Heirs to the estate of German immigrant Ignatius Brooker and relatives of the late William Brooker, the station's last agent, agreed to donate the 16-feet-by-42-feet structure to the trolley museum.
“It's going to be partially dismantled, because we feel it's probably too big to be moved down the highway,” Becker said. “We have to hire a crane. We have to put in a concrete foundation (at the museum).”
Museum officials also hope to install heating and air conditioning in the former station to make it useable for educational programs.
Museum staffers and volunteers also plan to donate an estimated $75,000 in their time and talents to the project.
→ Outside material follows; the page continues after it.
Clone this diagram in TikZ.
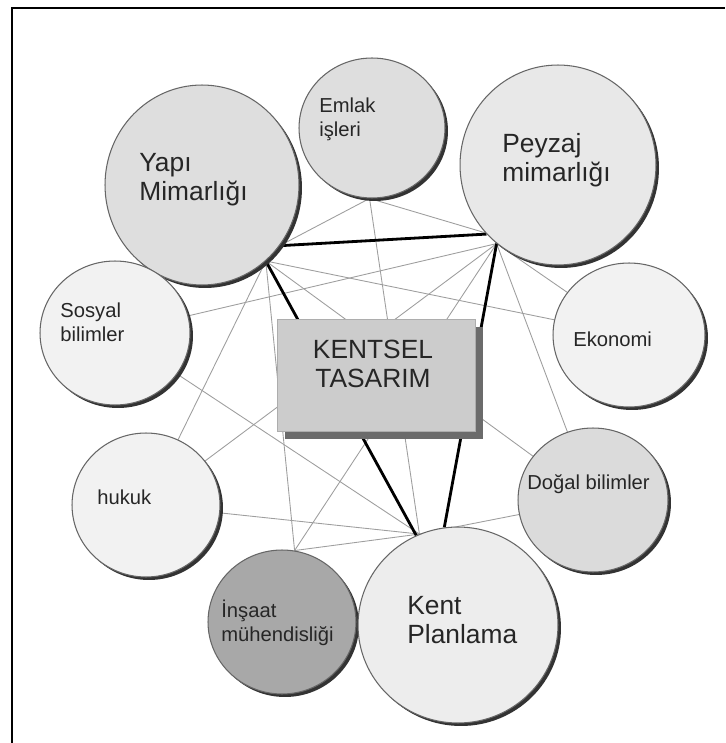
\documentclass[tikz,border=0pt]{standalone}
\usepackage{fontspec}
\setmainfont{Liberation Sans}
\usetikzlibrary{shapes.geometric}
\usetikzlibrary{shadows}
\usetikzlibrary{backgrounds}

\definecolor{gEmlak}{gray}{0.87}
\definecolor{gYapi}{gray}{0.87}
\definecolor{gPeyzaj}{gray}{0.91}
\definecolor{gPale}{gray}{0.95}
\definecolor{gDogal}{gray}{0.86}
\definecolor{gInsaat}{gray}{0.66}
\definecolor{gKent}{gray}{0.93}
\definecolor{gBox}{gray}{0.80}
\definecolor{gShade}{gray}{0.42}

\begin{document}
\begin{tikzpicture}[x=0.02cm, y=-0.02cm]
% -------------------------------------------------
\tikzset{
  disc/.style={ellipse, draw=black!60, line width=0.6pt, inner sep=0pt,
    drop shadow={shadow xshift=0.06cm, shadow yshift=-0.06cm, fill=black!80, opacity=1}},
  box/.style={rectangle, draw=gBox!85!black, fill=gBox, line width=0.4pt, inner sep=0pt,
    drop shadow={shadow xshift=0.16cm, shadow yshift=-0.16cm, fill=gShade, opacity=1}},
  smalltxt/.style={anchor=west, align=left, inner sep=0pt, text=black!85,
    font=\fontsize{11.5}{13.5}\selectfont},
  bigtxt/.style={anchor=west, align=left, inner sep=0pt, text=black!85,
    font=\fontsize{15}{16.5}\selectfont},
  boxtxt/.style={align=center, inner sep=0pt, text=black!85,
    font=\fontsize{15}{16.5}\selectfont},
  link/.style={draw=black!38, line width=0.5pt},
  tie/.style={draw=black, line width=1.6pt}
}

    \useasboundingbox (0,0) rectangle (725,743);
    \draw[line width=1.2pt] (12,743) -- (12,8) -- (725,8);            % page frame

    % circles
    \node [disc, fill=gEmlak, minimum width=2.92cm, minimum height=2.8cm] (emlak) at (372,128) {};
    \node [disc, fill=gYapi, minimum width=3.88cm, minimum height=4cm] (yapi) at (202,185) {};
    \node [disc, fill=gPeyzaj, minimum width=3.92cm, minimum height=4cm] (peyzaj) at (558,165) {};
    \node [disc, fill=gPale, minimum width=3cm, minimum height=2.88cm] (sosyal) at (115,333) {};
    \node [disc, fill=gPale, minimum width=3.04cm, minimum height=2.88cm] (ekonomi) at (629,335) {};
    \node [disc, fill=gPale, minimum width=2.96cm, minimum height=2.88cm] (hukuk) at (146,505) {};
    \node [disc, fill=gDogal, minimum width=3cm, minimum height=2.88cm] (dogal) at (593,500) {};
    \node [disc, fill=gInsaat, minimum width=2.96cm, minimum height=2.88cm] (insaat) at (282,622) {};
    \node [disc, fill=gKent, minimum width=4cm, minimum height=3.92cm] (kent) at (458,625) {};

    \node [box, minimum width=3.96cm, minimum height=2.24cm] (kentsel) at (376,375) {};

    % meeting points on the rims
    \coordinate (yapi-f) at (yapi.-50);
    \coordinate (peyzaj-f) at (peyzaj.-128);
    \coordinate (kent-f) at (kent.113);
    \coordinate (emlak-f) at (emlak.-92);
    \coordinate (insaat-f) at (insaat.80);

    \begin{scope}[on background layer]
    \path [link] (emlak-f) -- (yapi.-38);
    \path [link] (emlak-f) -- (peyzaj.-137);
    \path [link] (emlak-f) -- (kent-f);
    \path [link] (sosyal) -- (peyzaj-f);
    \path [link] (sosyal) -- (kent-f);
    \path [link] (ekonomi) -- (yapi-f);
    \path [link] (ekonomi) -- (peyzaj-f);
    \path [link] (hukuk) -- (yapi-f);
    \path [link] (hukuk) -- (peyzaj-f);
    \path [link] (hukuk) -- (kent-f);
    \path [link] (dogal) -- (yapi-f);
    \path [link] (dogal) -- (peyzaj-f);
    \path [link] (dogal) -- (kent-f);
    \path [link] (insaat-f) -- (yapi-f);
    \path [link] (insaat-f) -- (peyzaj-f);
    \path [link] (insaat-f) -- (kent-f);

    \path [tie] (yapi.-38) -- (peyzaj.-136);
    \path [tie] (yapi-f) -- (kent.115);
    \path [tie] (peyzaj-f) -- (kent.98);
    \end{scope}

    % texts
    \node [smalltxt] (emlak-t) at (319,119) {Emlak\\işleri};
    \node [bigtxt] (yapi-t) at (139,180) {Yapı\\Mimarlığı};
    \node [bigtxt] (peyzaj-t) at (502,160) {Peyzaj\\mimarlığı};
    \node [smalltxt] (sosyal-t) at (60,322) {Sosyal\\bilimler};
    \node [smalltxt] (ekonomi-t) at (573,339) {Ekonomi};
    \node [smalltxt] (hukuk-t) at (97,497) {hukuk};
    \node [smalltxt] (dogal-t) at (527,484) {Doğal bilimler};
    \node [smalltxt] (insaat-t) at (221,623) {İnşaat\\mühendisliği};
    \node [bigtxt] (kent-t) at (407,620) {Kent\\Planlama};
    \node [boxtxt] (kentsel-t) at (373,364) {KENTSEL\\TASARIM};

\end{tikzpicture}
\end{document}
Trudi Brooker Purvis, 80, one of the Brooker heirs, led efforts to preserve Wexford Station, originally located at Brennan Road and Route 910. More than 80 years ago, Purvis' father, the late Mark Brooker, helped to roll the former trolley station to its current site with the pulling power of draft horses.
The trolley station then became a post office, antique store and the Wexford Post Office Deli, which closed in late June.
Officials at the Pennsylvania Trolley Museum plan to hire Landmark Design Associates, a Pittsburgh architectural firm, and Jeff Pleta of Washington County, an expert in the relocation of historic structures, to guide the trolley station's next move and reincarnation.
“The building will be transformed into four to five modular pieces, and then lifted by crane and transported by truck to the (museum) site,” Pleta said.
Pleta previously relocated a historic schoolhouse in Cranberry and a historic train station in Mars Borough.
In its former life, the Wexford Station served Harmony Route riders on the Pittsburgh, Harmony, Butler and New Castle Railway from 1908 until 1931.
If the Pennsylvania Trolley Museum can raise the money to move it, the former Wexford Station will become the museum's first authentic trolley station.